RTO and RPO are not arbitrary technical decisions; they emerge from Business Impact Analysis (BIA).

BIA evaluates:

Critical business processes
Dependencies on IT systems
Impact of downtime and data loss over time
Legal and regulatory consequences
Customer and stakeholder expectations

Through BIA, organizations classify systems into tiers (critical, essential, supporting) and assign RTO/RPO values accordingly.

RTO/RPO and Secure System Architecture

RTO and RPO heavily influence architectural design decisions.

Examples include:

High-availability clusters to reduce RTO
Active-active or active-passive deployments
Real-time replication for low RPO
Immutable backups to protect recovery integrity
Segmented environments to limit blast radius

From a secure development and DevSecOps perspective, resilience requirements must be designed into systems, not retrofitted.

RTO/RPO in Cloud and DevSecOps Environments

Cloud-native systems offer new capabilities but also introduce new risks.

Advantages include:

Rapid infrastructure provisioning
Geographic redundancy
Automated failover

However, risks include:

Misconfigured backups
Overreliance on provider availability
Shared responsibility misunderstandings

In CI/CD pipelines, RTO and RPO apply not only to production systems but also to:

Source code repositories
Artifact registries
Configuration and secrets stores

A compromised pipeline with no defined RTO/RPO can halt development entirely.
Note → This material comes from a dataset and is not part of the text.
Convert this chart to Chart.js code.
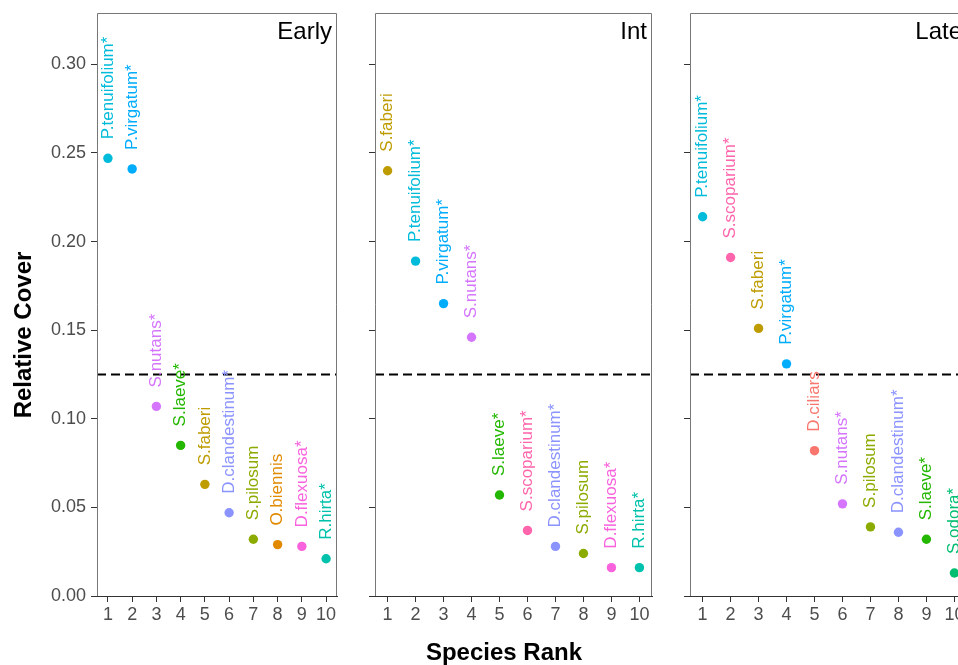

Cyberattacks and the Reality Gap in RTO/RPO

Many organizations define optimistic RTOs and RPOs that cannot be realistically achieved during a cyberattack.

Common gaps include:

Assuming clean backups are always available
Ignoring forensic and legal delays
Underestimating system complexity
Lack of tested recovery procedures

True resilience requires regular testing and validation of RTO/RPO assumptions through exercises and simulations.

Testing and Validating RTO and RPO

RTO and RPO are only meaningful if tested.

Validation methods include:

Disaster recovery drills
Cyber incident simulations
Backup restoration tests
Red-team exercises
Tabletop exercises involving leadership

Testing reveals whether recovery objectives are achievable and highlights gaps between policy and reality.

Governance, Compliance, and RTO/RPO

RTO and RPO are often tied to:

Regulatory requirements
Industry standards
Contractual service-level agreements (SLAs)

From a governance perspective:

Leadership must approve RTO/RPO trade-offs
Risk acceptance must be documented
Deviations must be justified and monitored

RTO/RPO are therefore executive accountability metrics, not just IT settings.

Human Factors and Decision Pressure During Recovery

During recovery, teams face:

Time pressure
Incomplete information
Fear of making mistakes

Clear RTO/RPO definitions reduce decision paralysis by:

Establishing recovery priorities
Preventing scope creep
Aligning technical actions with business needs

This clarity is essential during high-stress cyber incidents.

Future Trends in Recovery Objectives

Emerging trends include:

Near-zero RTO through autonomous failover
Continuous data protection reducing RPO to seconds
AI-assisted recovery decision-making
Resilience-as-code embedded into pipelines

However, technological advances do not eliminate the need for clear governance and realistic expectations.

RTO and RPO as Strategic Cybersecurity Instruments

Recovery Time Objectives and Recovery Point Objectives are far more than technical recovery metrics. They are strategic expressions of organizational risk tolerance, resilience maturity, and leadership priorities.

For students and emerging cybersecurity professionals, understanding RTO and RPO means recognizing that:

Security failures are inevitable
Recovery defines real-world impact
Architecture, development, and governance are inseparable
Cyber resilience is measured not by prevention alone, but by recovery excellence

Organizations that define, test, and respect RTO and RPO do not simply recover faster—they recover with confidence, control, and credibility.